The CPU architects were aware of the tendency of VS2010 coders to use _mm256_loadu_ps and so put in a fix in Ivy Bridge to alleviate the penalty for unaligned data.

VS2012 introduced a limited degree of auto-vectorization as an alternative to vectorization by intrinsics. gcc 4.6 as well is a bit too old for use in evaluating AVX auto-vectorization.

We never found out why so much emphasis was placed on reduced numbers of instructions with AVX when it was well known that this would produce little performance gain in many situations.

Bernard · ‎11-23-2013

Sergey Kostrov wrote:

The fastest execution is better then slower. For example, older Intel C++ v12.x outperforms the most latest MinGW v4.8.1 by ~10-15%.

Was the performance of Intel C++ version 12.x better than MS VC++ compiler?

I bet that Intel compiler writers expertise could outperform competing compilers mainly in the area of code optimization as a function of specific microarchitecture and code parallelization and vectorization.

TimP · ‎11-23-2013

You could make up a benchmark entirely within the range of situations where MSVC++ (VS2012 or 2013) auto-vectorizes, and find that compiler performing fully as well as the others.

You could set ground rules, as many people do, where you enable aggressive optimizations on one compiler and not another.

Any percentage performance rankings are highly dependent on benchmark content.

You might perhaps set up a table of which compilers perform selected categories of optimizations, according to compilation flags.

Bernard · ‎11-23-2013

When I will receive my Parallel Studio licence file I plan to test Intel, MSVC++ and MinGW compilers.

Thanks for interesting advise on how to perform such test.

SergeyKostrov · ‎11-25-2013

>>...Was the performance of Intel C++ version 12.x better than MS VC++ compiler? Yes.

TimP · ‎11-25-2013

Sergey Kostrov wrote:

>>...Was the performance of Intel C++ version 12.x better than MS VC++ compiler?

Yes.

MSVC++ sometimes optimizes loop carried data dependency recursions and switch better than ICL.

On the other side, in auto-vectorization (first implemented in VS2012, where ICL had it for well over a decade), the following optimizations seem to be missing in MSVC++:

taking advantage of __RESTRICT to enable vectorization

simd optimization of sum and inner_product reductions

simd optimization based on assertions to overcome "protects exception"

simd optimization of OpenMP for loops (some of these not introduced in ICL or gcc until this year)

simd optimization of non-unitary strides

vectorizable math functions

simd optimization of STL transform()

optimizations depending on non-overlapping array sections (for which ICL requires assertions, but gcc optimizes without assertion)

simd optimizations depending on in-lining

optimization based on "node splitting"

optimization of std::max and min (g++ doesn't optimize these, although it seemingly could use gfortran machinery to do so)

g++ can optimize fmax/fmin when -ffinite-math-only is set (so why not std:max/min?)

optimization based on data alignment assertion

Of course, most of these optimizations are more relevant to floating point and parallelizable applications than to those for which MSVC++ is more directly targeted.

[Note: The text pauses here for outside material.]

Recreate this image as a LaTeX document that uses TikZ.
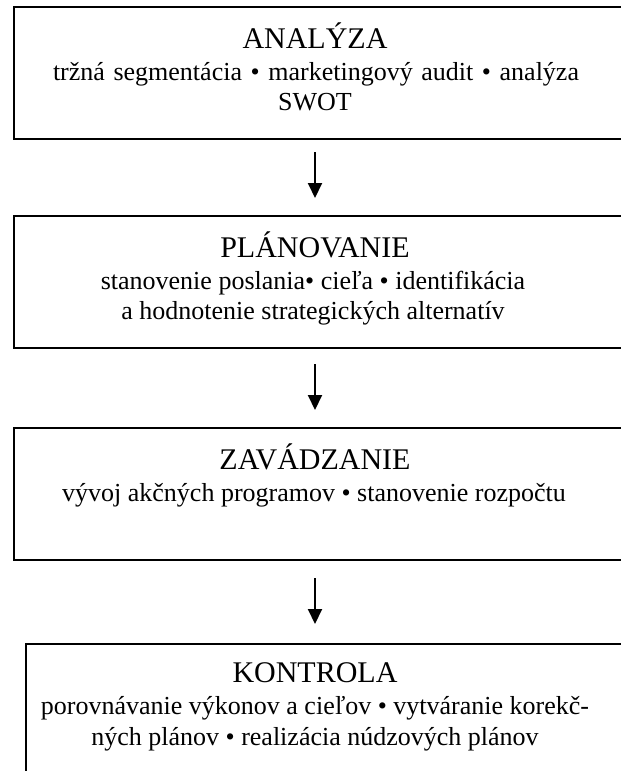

Even in the floating point applications, MSVC++ is likely to optimize at least 50% of vectorizable loops.

Bernard · ‎11-25-2013

iliyapolak wrote:

Quote:

Sergey Kostrov wrote:
The fastest execution is better then slower. For example, older Intel C++ v12.x outperforms the most latest MinGW v4.8.1 by ~10-15%.

Was the performance of Intel C++ version 12.x better than MS VC++ compiler?

I bet that Intel compiler writers expertise could outperform competing compilers mainly in the area of code optimization as a function of specific microarchitecture and code parallelization and vectorization.

I should have asked about how much was Intel compiler faster than its Microsoft counterpart.